Last week, Blackstone LP, the largest private equity firm announced a $40 Billion infrastructure fund, with Saudi Arabia as an anchor investor, and with leverage that could take investment to $100 billion! This leapfrogged them ahead of several other billion dollar funds constructed by the likes of Brookfield Asset Management, Macquarie, and others.


So, what is the need for infrastructure all about it and why are we seeing overwhelming institutional interest? With a little investigation, it is easy to conclude that the massive need for infrastructure spending is a global issue, from the most industrialized nations down to the many emerging and even frontier nations. The credit crisis and melt down of global markets in 2008-2009 slowed or altogether stopped much of the needed infrastructure investments, leading us into a global infrastructure gap.

Building and/or repairing roads, bridges, transportation systems, airports, electricity grids and more requires capital, equipment, machines, labor and massive amounts of raw materials. There is little doubt that infrastructure has become a very timely issue across the globe and you don’t have to look too far to take notice:

  • The current U.S. administration, beginning with President Trump’s acceptance speech, has frequently spoken about the tremendous need for infrastructure spending in the U.S. due to the massive repairs needed to bridges, roads, mass transit systems, airports, and more (ranging from $500 billion to as much as $1 Trillion over multiple years).
  • India announced $376 billion in spending over the next 3 years as it begins to address the need for sufficient infrastructure if it is going to be successful moving along the path towards broad industrial growth.

  • The Canadian Government has committed to $180 billion over 12 years for public transit, green infrastructure, social infrastructure, trade and transportation infrastructure including the rural and northern communities.

  • Australia is committed to spending $145 billion across two major initiatives for transport infrastructure of all kinds across the country including bridges, road and rail investments.

  • Vietnam needs $100 billion in next four years to meet spending plans.

  • World Bank publishes why “We Need to Close the Infrastructure Gap in Sub-Saharan Africa”.

  • China’s “One Belt, One Road,” or the new “Silk Road” plan entails a $3 trillion infrastructure building campaign.

  • Global consulting firms such as McKinsey & Company and PWC Global have established entire practices to focus specifically on the global need for building infrastructure.

Ultimately it is the forces of demand and supply that are the largest drivers of prices.

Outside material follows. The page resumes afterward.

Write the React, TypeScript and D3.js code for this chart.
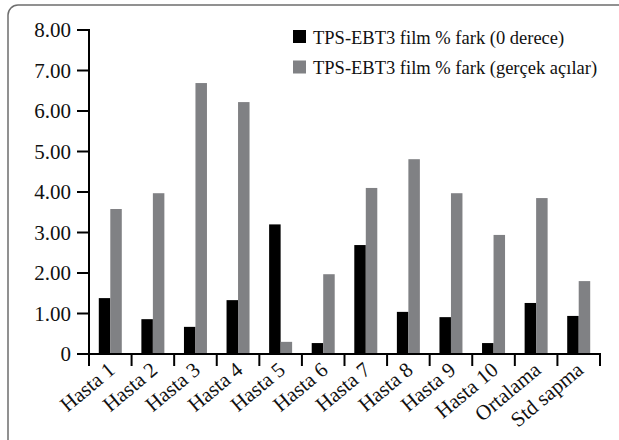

Infrastructure spending is potentially a massive demand factor for commodities over the years ahead. This comes at a time when so many suppliers of raw materials have been forced to downsize or shut down marginal capacity which in many cases could take years to re-establish. Importantly, this demand/supply imbalance is building at the same time that global macro forces for commodities may also be turning favorable with inflationary pressures growing, interest rates beginning to rise, and the dollar starting to give back some of its tremendous gains over the past 5 years. All of these are positive for commodity prices. Reversion to the mean is a powerful concept and despite the near term volatility, there may be a perfect storm brewing that may lead many commodity prices significantly higher over the years ahead.